(Rows from a dataset of charts and code)
Start

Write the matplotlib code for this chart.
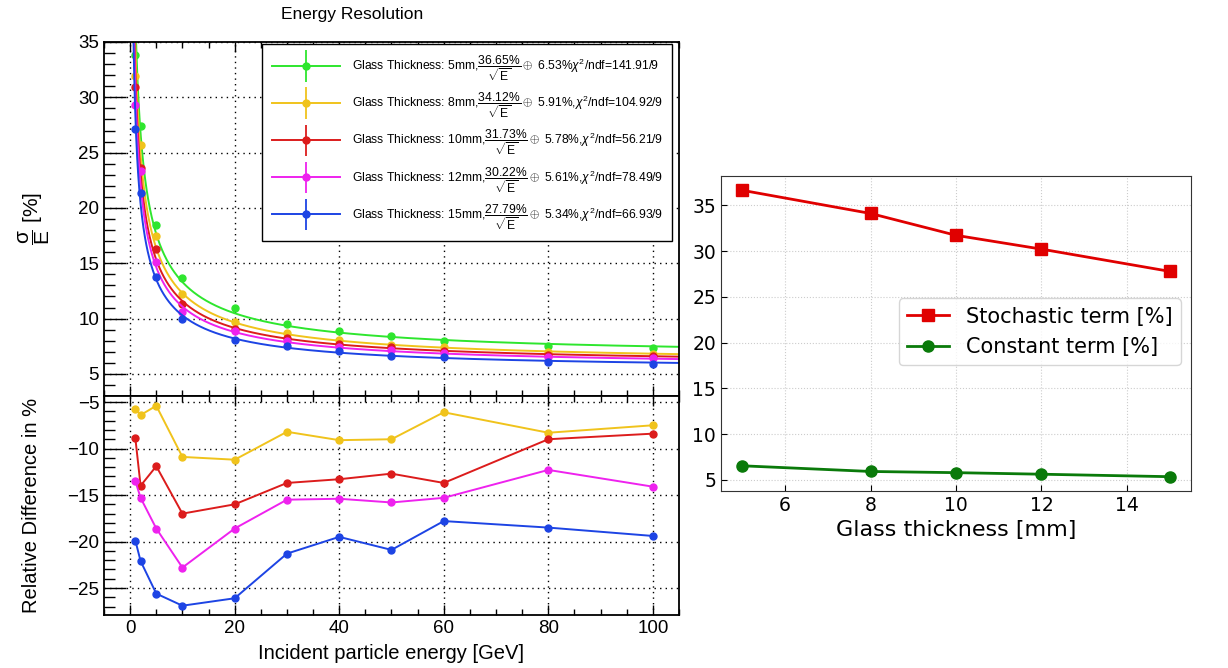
import numpy as np
import matplotlib
matplotlib.use("Agg")
import matplotlib.pyplot as plt
from matplotlib.container import ErrorbarContainer
from matplotlib.legend_handler import HandlerErrorbar, HandlerTuple
from matplotlib.ticker import MultipleLocator

# beam energies [GeV] and glass thicknesses [mm]
energy = [1, 2, 5, 10, 20, 30, 40, 50, 60, 80, 100]
thickness = [5, 8, 10, 12, 15]
thick_names = ["5mm", "8mm", "10mm", "12mm", "15mm"]

# fit results sigma/E = a/sqrt(E) (+) b
stochastic = [36.65, 34.12, 31.73, 30.22, 27.79]
constant = [6.53, 5.91, 5.78, 5.61, 5.34]
chi2_ndf = ["141.91/9", "104.92/9", "56.21/9", "78.49/9", "66.93/9"]

# measured resolution [%]
res_5mm = [33.85, 27.4, 18.5, 13.65, 10.95, 9.55, 8.85, 8.4, 8.0, 7.5, 7.3]
res_8mm = [31.9, 25.7, 17.5, 12.2, 9.7, 8.7, 8.05, 7.6, 7.45, 7.0, 6.8]
res_10mm = [30.9, 23.6, 16.3, 11.35, 9.1, 8.25, 7.7, 7.4, 7.05, 6.75, 6.65]
res_12mm = [29.3, 23.3, 15.1, 10.6, 8.9, 8.0, 7.45, 7.15, 6.85, 6.5, 6.4]
res_15mm = [27.1, 21.35, 13.75, 10.0, 8.1, 7.5, 7.1, 6.6, 6.55, 6.05, 5.85]

# relative difference w.r.t. 5mm [%]
diff_8mm = [-5.7, -6.4, -5.4, -10.9, -11.2, -8.2, -9.1, -9.0, -6.1, -8.3, -7.5]
diff_10mm = [-8.9, -14.0, -11.9, -17.0, -16.0, -13.7, -13.3, -12.7, -13.7, -9.0, -8.4]
diff_12mm = [-13.5, -15.3, -18.6, -22.8, -18.6, -15.5, -15.4, -15.8, -15.3, -12.3, -14.1]
diff_15mm = [-19.9, -22.1, -25.6, -26.9, -26.1, -21.3, -19.5, -20.9, -17.8, -18.5, -19.4]

colors = ["#2ee62e", "#f0c31c", "#dc1c1c", "#ee22ee", "#1d44e4"]

plt.rcParams["font.family"] = ["Liberation Sans", "DejaVu Sans"]
plt.rcParams["mathtext.fontset"] = "custom"
plt.rcParams["mathtext.rm"] = "Liberation Sans"
plt.rcParams["mathtext.it"] = "Liberation Sans:italic"
plt.rcParams["mathtext.bf"] = "Liberation Sans:bold"

W, H = 1228, 668
fig = plt.figure(figsize=(W / 100, H / 100), dpi=100)


def box(x0, y0, x1, y1):
    return [x0 / W, 1 - y1 / H, (x1 - x0) / W, (y1 - y0) / H]


ax_top = fig.add_axes(box(104, 42, 679, 396))
ax_bot = fig.add_axes(box(104, 396, 679, 615), sharex=ax_top)
ax_r = fig.add_axes(box(721, 176, 1191, 491))


def root_style(ax):
    ax.grid(True, which="major", color="black", linestyle=(0, (1, 3)), linewidth=1.0)
    ax.xaxis.set_major_locator(MultipleLocator(20))
    ax.xaxis.set_minor_locator(MultipleLocator(5))
    ax.yaxis.set_major_locator(MultipleLocator(5))
    ax.yaxis.set_minor_locator(MultipleLocator(1))
    ax.tick_params(axis="both", which="both", direction="in", top=True, right=False,
                   labelsize=13.5, width=1.0)
    ax.tick_params(axis="y", which="major", length=16)
    ax.tick_params(axis="y", which="minor", length=8)
    ax.tick_params(axis="x", which="major", length=7)
    ax.tick_params(axis="x", which="minor", length=4)
    for s in ax.spines.values():
        s.set_linewidth(1.3)


# --- resolution vs energy ---
E_fine = np.linspace(0.3, 105, 1500)
res_all = [res_5mm, res_8mm, res_10mm, res_12mm, res_15mm]
handles = []
for i in range(5):
    a, b = stochastic[i], constant[i]
    fit = np.sqrt((a / np.sqrt(E_fine)) ** 2 + b ** 2)
    line, = ax_top.plot(E_fine, fit, color=colors[i], lw=1.4)
    ax_top.plot(energy, res_all[i], "o", color=colors[i], ms=5)
    eb = ax_top.errorbar([], [], yerr=[], fmt="o", color=colors[i], ms=5,
                         capsize=5, elinewidth=1.3, capthick=1.3)
    handles.append((line, eb))

labels = []
for i in range(5):
    sep = "," if i > 0 else ""
    labels.append("Glass Thickness: %s,$\\dfrac{%.2f\\%%}{\\sqrt{\\mathrm{E}}}\\oplus$ %.2f%%%s$\\chi^{2}$/ndf=%s"
                  % (thick_names[i], stochastic[i], constant[i], sep, chi2_ndf[i]))

leg = ax_top.legend(handles, labels, loc="upper right", bbox_to_anchor=(0.988, 0.994),
                    borderaxespad=0, fontsize=8.7, handlelength=5.6, handletextpad=1.0,
                    labelspacing=0.62, borderpad=0.8, fancybox=False, framealpha=1,
                    edgecolor="black",
                    handler_map={tuple: HandlerTuple(ndivide=1),
                                 ErrorbarContainer: HandlerErrorbar(yerr_size=1.3)})
leg.get_frame().set_linewidth(1.0)

ax_top.set_xlim(-5, 105)
ax_top.set_ylim(3, 35)
root_style(ax_top)
ax_top.tick_params(labelbottom=False)
ax_top.set_ylabel(r"$\dfrac{\mathrm{\sigma}}{\mathrm{E}}$ [%]", fontsize=15)
ax_top.yaxis.set_label_coords(-0.09, 0.5)
fig.text(352 / W, 1 - 15 / H, "Energy Resolution", ha="center", va="center", fontsize=12.5)

# --- relative difference ---
diff_all = [diff_8mm, diff_10mm, diff_12mm, diff_15mm]
for i in range(4):
    ax_bot.plot(energy, diff_all[i], "o-", color=colors[i + 1], ms=5, lw=1.4)
ax_bot.set_ylim(-27.9, -4.35)
root_style(ax_bot)
ax_bot.set_xlabel("Incident particle energy [GeV]", fontsize=14.5, labelpad=5)
ax_bot.set_ylabel("Relative Difference in %", fontsize=14.5)
ax_bot.yaxis.set_label_coords(-0.11, 0.5)

# --- fit parameters vs thickness ---
ax_r.plot(thickness, stochastic, "s-", color="#e00000", ms=8, lw=2,
          label="Stochastic term [%]")
ax_r.plot(thickness, constant, "o-", color="#0a7a0a", ms=8, lw=2,
          label="Constant term [%]")
ax_r.grid(True, color="#cccccc", linestyle=":", linewidth=0.8)
ax_r.tick_params(direction="in", labelsize=13.5, length=4)
for lab in ax_r.get_xticklabels() + ax_r.get_yticklabels():
    lab.set_fontfamily("DejaVu Sans")
ax_r.set_xlabel("Glass thickness [mm]", fontsize=16, fontfamily="DejaVu Sans")
for s in ax_r.spines.values():
    s.set_color("#333333")
rleg = ax_r.legend(loc="center right", bbox_to_anchor=(1.0, 0.505),
                   prop={"family": "DejaVu Sans", "size": 15}, framealpha=0.8,
                   edgecolor="#cccccc")

fig.savefig("out.png", dpi=100)
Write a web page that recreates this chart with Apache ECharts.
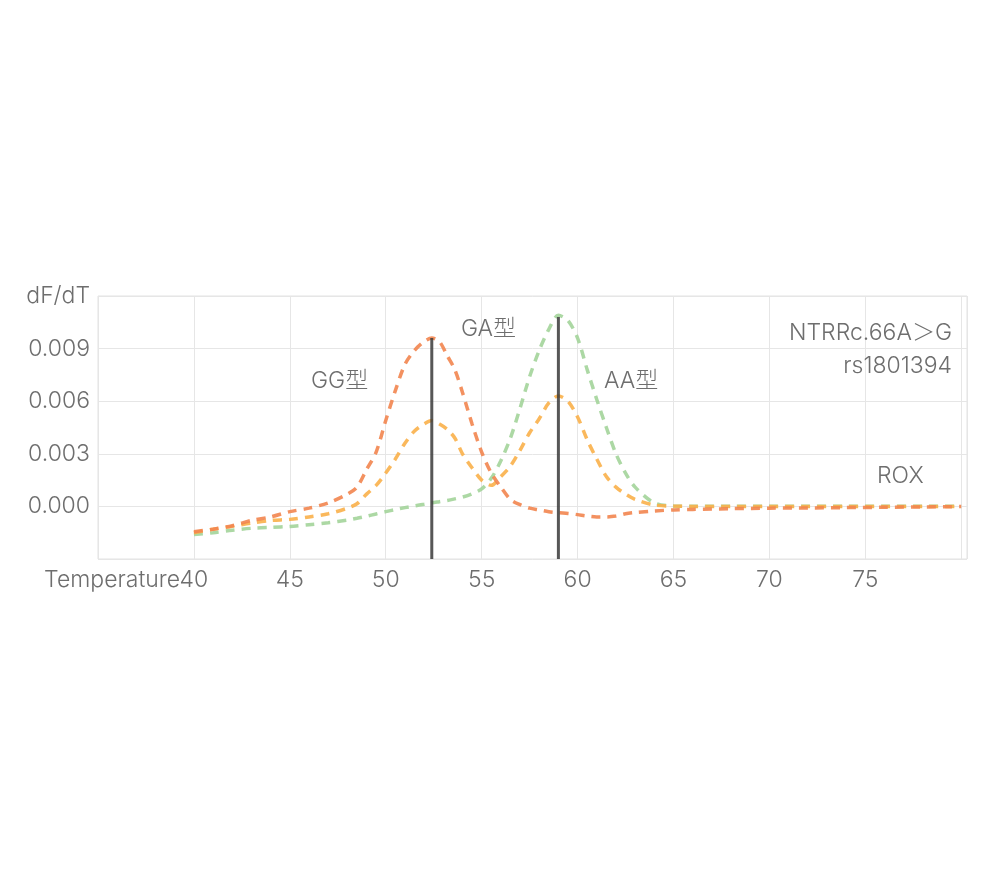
<!DOCTYPE html>
<html>
<head>
<meta charset="utf-8">
<script src="https://cdn.jsdelivr.net/npm/echarts@6/dist/echarts.min.js"></script>
<style>html,body{margin:0;padding:0;background:#fff;}#chart{width:1000px;height:880px;}</style>
</head>
<body>
<div id="chart"></div>
<script>
// Temperatures (°C) at which values were read
const temps = [40,41,42,43,44,45,46,47,48,48.5,49,49.5,50,50.5,51,51.5,52,52.4,52.8,53.2,53.6,54,54.5,55,55.5,56,56.5,57,57.5,58,58.5,59,59.5,60,60.5,61,61.5,62,62.5,63,64,65,66,68,70,72,74,76,78,80];
// GG型 (red-orange)
const ggValues = [-0.00144,-0.0013,-0.0011,-0.0008,-0.0006,-0.0003,-0.0001,0.0002,0.0007,0.0011,0.0021,0.0031,0.0049,0.0066,0.0081,0.0089,0.0094,0.0096,0.0094,0.0086,0.0078,0.0065,0.0047,0.0031,0.0019,0.0011,0.0004,0.0001,-0.0001,-0.0002,-0.0003,-0.00036,-0.0004,-0.00047,-0.00055,-0.0006,-0.0006,-0.00055,-0.00042,-0.00035,-0.00026,-0.0002,-0.00017,-0.00013,-0.0001,-0.00009,-0.00007,-0.00005,-0.00003,-0.00001];
// GA型 (orange)
const gaValues = [-0.0015,-0.0013,-0.00114,-0.00095,-0.0008,-0.00074,-0.0006,-0.00042,-0.0001,0.00015,0.0007,0.0012,0.0019,0.0027,0.0036,0.0043,0.0047,0.0049,0.0047,0.0044,0.0039,0.003,0.0022,0.0015,0.0012,0.0017,0.0023,0.0032,0.0042,0.005,0.0059,0.0063,0.006,0.0051,0.0038,0.0027,0.0017,0.0011,0.0007,0.0004,0.00008,0.00002,0,0,0,0,0,0,0,0];
// AA型 (green)
const aaValues = [-0.0016,-0.0015,-0.00136,-0.00125,-0.0012,-0.00114,-0.00104,-0.00093,-0.00078,-0.00068,-0.00056,-0.00043,-0.0003,-0.00018,-0.00007,0.00003,0.00012,0.0002,0.00027,0.00034,0.00043,0.00053,0.00072,0.001,0.0016,0.0026,0.0039,0.0056,0.0074,0.0089,0.0101,0.0109,0.0106,0.0096,0.0078,0.0061,0.0045,0.003,0.0019,0.0011,0.0002,0.00002,0.00001,0.00001,0.00001,0.00001,0.00001,0.00001,0.00001,0.00001];
// Vertical marker lines (peak temperature, top value)
const markerTemps = [52.4, 59.0];
const markerTops = [0.0096, 0.0108];
const yTickLabels = {top: 'dF/dT'};
const xAxisName = 'Temperature';

const FONT = 'Inter, "Noto Sans", "Noto Sans CJK SC", sans-serif';
const TXT = '#6e6e6e';
const pair = vals => temps.map((t, i) => [t, vals[i]]);
const dashed = (name, color, vals) => ({
  name, type: 'line', data: pair(vals), smooth: 0.3, symbol: 'none',
  lineStyle: {color, width: 3.5, type: [9, 7], opacity: 0.9}, z: 3
});
const markerSeries = markerTemps.map((t, i) => ({
  type: 'line', symbol: 'none', data: [[t, -0.003], [t, markerTops[i]]],
  lineStyle: {color: '#3a3a3a', width: 3, opacity: 0.85}, z: 5, silent: true
}));

const chart = echarts.init(document.getElementById('chart'), null, {renderer: 'canvas'});
const textEl = (text, x, y, align) => ({
  type: 'text', x, y, z: 10,
  style: {text, font: '300 23px ' + FONT, fill: TXT, align, verticalAlign: 'middle'}
});
chart.setOption({
  animation: false,
  backgroundColor: '#fff',
  grid: {left: 98, right: 33, top: 296, bottom: 321, show: true, borderColor: '#e3e3e3', borderWidth: 1},
  xAxis: {
    type: 'value', min: 35, max: 80.3, interval: 5,
    axisLine: {show: false}, axisTick: {show: false},
    splitLine: {show: true, lineStyle: {color: '#e6e6e6', width: 1}},
    axisLabel: {
      color: TXT, fontSize: 23, fontWeight: 300, fontFamily: FONT, margin: 10,
      formatter: v => (v < 39 || v > 77) ? '' : String(v)
    }
  },
  yAxis: {
    type: 'value', min: -0.003, max: 0.012, interval: 0.003,
    axisLine: {show: false}, axisTick: {show: false},
    splitLine: {show: true, lineStyle: {color: '#e6e6e6', width: 1}},
    axisLabel: {
      color: TXT, fontSize: 23, fontWeight: 300, fontFamily: FONT, margin: 8,
      formatter: v => v > 0.0115 ? yTickLabels.top : (v < -0.0001 ? '' : v.toFixed(3))
    }
  },
  graphic: [
    textEl(xAxisName, 180, 580, 'right'),
    textEl('GG型', 311, 381, 'left'),
    textEl('GA型', 461, 329, 'left'),
    textEl('AA型', 604, 381, 'left'),
    textEl('NTRRc.66A＞G', 952, 333, 'right'),
    textEl('rs1801394', 952, 366, 'right'),
    textEl('ROX', 877, 476, 'left')
  ],
  series: [
    dashed('AA型', '#a3d49a', aaValues),
    dashed('GA型', '#f9b04a', gaValues),
    dashed('GG型', '#f2854f', ggValues),
    ...markerSeries
  ]
});
</script>
</body>
</html>
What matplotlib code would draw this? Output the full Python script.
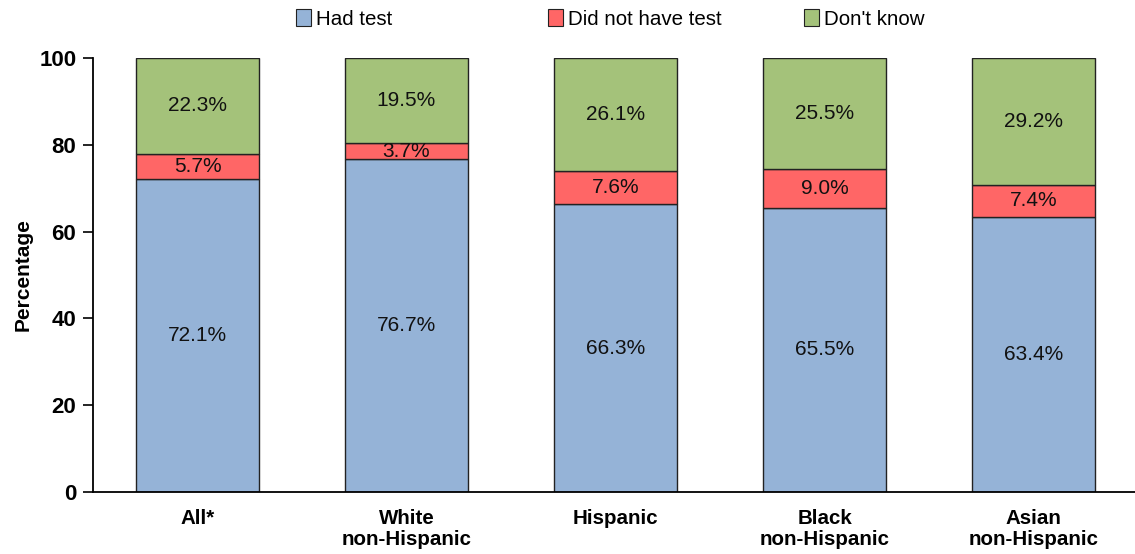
import numpy as np
import matplotlib.pyplot as plt
from matplotlib.patches import Patch

plt.rcParams['font.family'] = ['Liberation Sans', 'DejaVu Sans']

groups = ['All*', 'White\nnon-Hispanic', 'Hispanic', 'Black\nnon-Hispanic', 'Asian\nnon-Hispanic']
had_test = [72.1, 76.7, 66.3, 65.5, 63.4]
no_test = [5.7, 3.7, 7.6, 9.0, 7.4]
dont_know = [22.3, 19.5, 26.1, 25.5, 29.2]
series_names = ['Had test', 'Did not have test', "Don't know"]
colors = ['#95b3d7', '#ff6666', '#a4c27a']

fig = plt.figure(figsize=(11.35, 5.54), dpi=100)
ax = fig.add_axes([93 / 1135, 1 - 492 / 554, 1 - 93 / 1135, 434 / 554])

x = np.arange(len(groups))
w = 0.59
bottom = np.zeros(len(groups))
for vals, col in zip([had_test, no_test, dont_know], colors):
    vals = np.array(vals)
    ax.bar(x, vals, w, bottom=bottom, color=col, edgecolor='#222222', linewidth=1)
    for xi, b, v in zip(x, bottom, vals):
        ax.text(xi, b + v / 2, '%.1f%%' % v, ha='center', va='center', fontsize=15, color='#111111')
    bottom += vals

ax.set_xlim(-0.5, -0.5 + 1042 / 209)
ax.set_ylim(0, 100)
ax.set_yticks([0, 20, 40, 60, 80, 100])
ax.set_xticks(x)
ax.set_xticklabels(groups, fontsize=14.8, fontweight='bold', linespacing=1.15)
ax.tick_params(axis='x', length=0, pad=12)
ax.tick_params(axis='y', length=7, width=1.2, labelsize=16, pad=5)
for lab in ax.get_yticklabels():
    lab.set_fontweight('bold')
ax.set_ylabel('Percentage', fontsize=15, fontweight='bold', labelpad=5)
for s in ['top', 'right']:
    ax.spines[s].set_visible(False)
for s in ['left', 'bottom']:
    ax.spines[s].set_linewidth(1.3)

leg_x = [296, 548, 804]
for name, col, lx in zip(series_names, colors, leg_x):
    h = Patch(facecolor=col, edgecolor='#222222', linewidth=0.8)
    fig.legend([h], [name], loc='center left', bbox_to_anchor=(lx / 1135, 1 - 19 / 554),
               frameon=False, fontsize=14.8, handlelength=0.75, handleheight=0.85,
               handletextpad=0.2, borderpad=0, borderaxespad=0)

fig.savefig('out.png', dpi=100)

End

_Your goal_
In the records above, find the line containing "ax_r = fig.add_axes(box(721, 176, 1191, 491))" and output every line from the first through that one, exactly, omitting pictures.

_Result below_
Write the matplotlib code for this chart.
import numpy as np
import matplotlib
matplotlib.use("Agg")
import matplotlib.pyplot as plt
from matplotlib.container import ErrorbarContainer
from matplotlib.legend_handler import HandlerErrorbar, HandlerTuple
from matplotlib.ticker import MultipleLocator

# beam energies [GeV] and glass thicknesses [mm]
energy = [1, 2, 5, 10, 20, 30, 40, 50, 60, 80, 100]
thickness = [5, 8, 10, 12, 15]
thick_names = ["5mm", "8mm", "10mm", "12mm", "15mm"]

# fit results sigma/E = a/sqrt(E) (+) b
stochastic = [36.65, 34.12, 31.73, 30.22, 27.79]
constant = [6.53, 5.91, 5.78, 5.61, 5.34]
chi2_ndf = ["141.91/9", "104.92/9", "56.21/9", "78.49/9", "66.93/9"]

# measured resolution [%]
res_5mm = [33.85, 27.4, 18.5, 13.65, 10.95, 9.55, 8.85, 8.4, 8.0, 7.5, 7.3]
res_8mm = [31.9, 25.7, 17.5, 12.2, 9.7, 8.7, 8.05, 7.6, 7.45, 7.0, 6.8]
res_10mm = [30.9, 23.6, 16.3, 11.35, 9.1, 8.25, 7.7, 7.4, 7.05, 6.75, 6.65]
res_12mm = [29.3, 23.3, 15.1, 10.6, 8.9, 8.0, 7.45, 7.15, 6.85, 6.5, 6.4]
res_15mm = [27.1, 21.35, 13.75, 10.0, 8.1, 7.5, 7.1, 6.6, 6.55, 6.05, 5.85]

# relative difference w.r.t. 5mm [%]
diff_8mm = [-5.7, -6.4, -5.4, -10.9, -11.2, -8.2, -9.1, -9.0, -6.1, -8.3, -7.5]
diff_10mm = [-8.9, -14.0, -11.9, -17.0, -16.0, -13.7, -13.3, -12.7, -13.7, -9.0, -8.4]
diff_12mm = [-13.5, -15.3, -18.6, -22.8, -18.6, -15.5, -15.4, -15.8, -15.3, -12.3, -14.1]
diff_15mm = [-19.9, -22.1, -25.6, -26.9, -26.1, -21.3, -19.5, -20.9, -17.8, -18.5, -19.4]

colors = ["#2ee62e", "#f0c31c", "#dc1c1c", "#ee22ee", "#1d44e4"]

plt.rcParams["font.family"] = ["Liberation Sans", "DejaVu Sans"]
plt.rcParams["mathtext.fontset"] = "custom"
plt.rcParams["mathtext.rm"] = "Liberation Sans"
plt.rcParams["mathtext.it"] = "Liberation Sans:italic"
plt.rcParams["mathtext.bf"] = "Liberation Sans:bold"

W, H = 1228, 668
fig = plt.figure(figsize=(W / 100, H / 100), dpi=100)


def box(x0, y0, x1, y1):
    return [x0 / W, 1 - y1 / H, (x1 - x0) / W, (y1 - y0) / H]


ax_top = fig.add_axes(box(104, 42, 679, 396))
ax_bot = fig.add_axes(box(104, 396, 679, 615), sharex=ax_top)
ax_r = fig.add_axes(box(721, 176, 1191, 491))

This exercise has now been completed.